A refreshing part of the MSWG conference then was its inclusion not only
of discussions about China, but also of the keynote speeches by Chinese
experts in environmental policy and science as well as the attendance by a
group of Chinese graduate students studying at the University of
Wisconsin-Madison.
“Who doesn't want healthy food, clean water and fresh air?” asked Rongxun Wang, a doctoral student in geography. “I am excited to see the participation of Chinese in such an important international conference.”
And while to some, China may seem like a world away, the presence of this contingency at the conference reinforced that there truly are many international friends for the environment and that the call for collaboration must be a worldwide endeavor.
This point was made particularly clear by the presentation of two speakers, Dr. Hongjun Zhang of the firm Holland and Knight, LLP, and Dr. Zhenjun Sun, a professor in the College of Resources and Environmental Sciences at China Agricultural University and an expert in the emerging study of biofuels.

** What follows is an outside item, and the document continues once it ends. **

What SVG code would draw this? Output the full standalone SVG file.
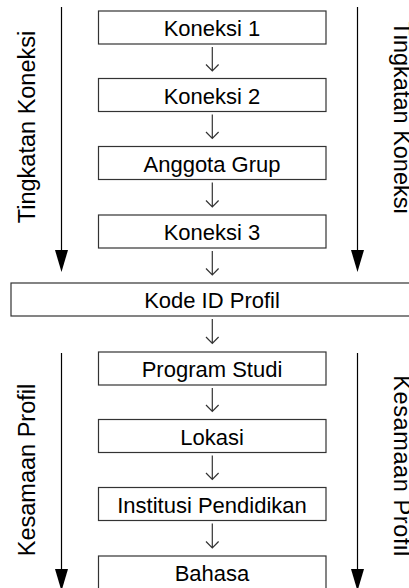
<svg xmlns="http://www.w3.org/2000/svg" width="409" height="588" viewBox="0 0 409 588">
<style>
.box{fill:#fff;stroke:#333;stroke-width:1.2}
.lbl{font-family:"Liberation Sans",Arial,sans-serif;font-size:22px;fill:#000;text-anchor:middle}
.side{font-family:"Liberation Sans",Arial,sans-serif;font-size:23.5px;fill:#000;text-anchor:middle}
.small{stroke:#333;stroke-width:1.2;fill:none}
.big{stroke:#000;stroke-width:1.2;fill:none}
.head{fill:#000}
</style>
<rect width="409" height="588" fill="#fff"/>
<g id="nodes">
<g id="k1"><rect class="box" x="98.5" y="11" width="227.5" height="33"/><text class="lbl" x="212" y="36">Koneksi 1</text></g>
<g id="k2"><rect class="box" x="98.5" y="78.5" width="227.5" height="33"/><text class="lbl" x="212" y="103.5">Koneksi 2</text></g>
<g id="ag"><rect class="box" x="98.5" y="146.5" width="227.5" height="33"/><text class="lbl" x="212" y="171.5">Anggota Grup</text></g>
<g id="k3"><rect class="box" x="98.5" y="215" width="227.5" height="33"/><text class="lbl" x="212" y="240">Koneksi 3</text></g>
<g id="kode"><rect class="box" x="11" y="283" width="410" height="33"/><text class="lbl" x="212" y="308">Kode ID Profil</text></g>
<g id="ps"><rect class="box" x="98.5" y="352" width="227.5" height="33"/><text class="lbl" x="212" y="377">Program Studi</text></g>
<g id="lok"><rect class="box" x="98.5" y="419.5" width="227.5" height="33"/><text class="lbl" x="212" y="444.5">Lokasi</text></g>
<g id="inst"><rect class="box" x="98.5" y="487.5" width="227.5" height="33"/><text class="lbl" x="212" y="512.5">Institusi Pendidikan</text></g>
<g id="bhs"><rect class="box" x="98.5" y="556" width="227.5" height="34"/><text class="lbl" x="212" y="581">Bahasa</text></g>
</g>
<g id="side-labels">
<text class="side" transform="translate(35,127) rotate(-90)">Tingkatan Koneksi</text>
<text class="side" transform="translate(35,470) rotate(-90)">Kesamaan Profil</text>
<text class="side" transform="translate(394,117.5) rotate(90)">Tingkatan Koneksi</text>
<text class="side" transform="translate(394,466) rotate(90)" letter-spacing="0.6">Kesamaan Profil</text>
</g>
<g id="connectors">
<path class="small" d="M212.3 47V71M206 64.5L212.3 71L218.6 64.5"/>
<path class="small" d="M212.3 114.5V138.5M206 132L212.3 138.5L218.6 132"/>
<path class="small" d="M212.3 182.5V207M206 200.5L212.3 207L218.6 200.5"/>
<path class="small" d="M212.3 251V275M206 268.5L212.3 275L218.6 268.5"/>
<path class="small" d="M212.3 319V343.5M206 337L212.3 343.5L218.6 337"/>
<path class="small" d="M212.3 388V411.5M206 405L212.3 411.5L218.6 405"/>
<path class="small" d="M212.3 455.5V479.5M206 473L212.3 479.5L218.6 473"/>
<path class="small" d="M212.3 523.5V548M206 541.5L212.3 548L218.6 541.5"/>
<path class="big" d="M61.5 7V251"/>
<polygon class="head" points="55,250 68,250 61.5,272"/>
<path class="big" d="M357.5 7V251"/>
<polygon class="head" points="351,250 364,250 357.5,272"/>
<path class="big" d="M61.5 353V570"/>
<polygon class="head" points="55,569 68,569 61.5,591"/>
<path class="big" d="M357.5 353V570"/>
<polygon class="head" points="351,569 364,569 357.5,591"/>
</g>
</svg>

Sun is on a research sabbatical at the University of Illinois-Champaign.
Zhang explained that one reason “China gets attention from the international community is Chinese law also has been developing very fast.” He noted that “the situation has been changing in the past two years or three years and multinational companies feel more comfortable [in China].”
As such, with this influx of companies also comes an increase in job opportunities, growth of the Chinese economy and a burgeoning need for energy. But, as one of the graduate students at the conference pointed out, Guangqing Chi, China is struggling with growing pains and trying to manage the influx of these multinational companies whose motives, he said, are not always sincere.
“One of my concerns with China’s environmental problems is that China is sometimes treated unfairly by some other countries. Some multinational companies have been making huge profits in China by taking advantages of low labor costs and loose environmental regulations, and at the same time their governments blame China for not being able to protect labor rights and environment,” he said.
“China’s environmental problems are definitely the most complex, and it requires a synthetic understanding of historic, cultural, political, economic, and demographic reasons. What we lack are not solutions, but effective solutions.”
Indeed, many of the “effective solutions” that Chi calls for are precisely what people like Dr. Sun are seeking to devise in China. He said that you can’t walk up to a farmer and say, “please protect the environment.” That’s not enough, he said. Instead, waste recycling needs to be seen as a “new industry” that will be profitable for them. “We believe that no one can do everything, but everyone can do something.”
The environmental issues of facing China and the rest of the world are mind-numbing. Yet, the attendees at this conference expressed a methodical and unwavering motivation to work together towards solutions.
“I'd like to be a bridge,” said Ying Zhu, a graduate student in chemical and biological engineering, “ to introduce good policies from America to China and meanwhile let the Americans know more about Chinese environmental status.”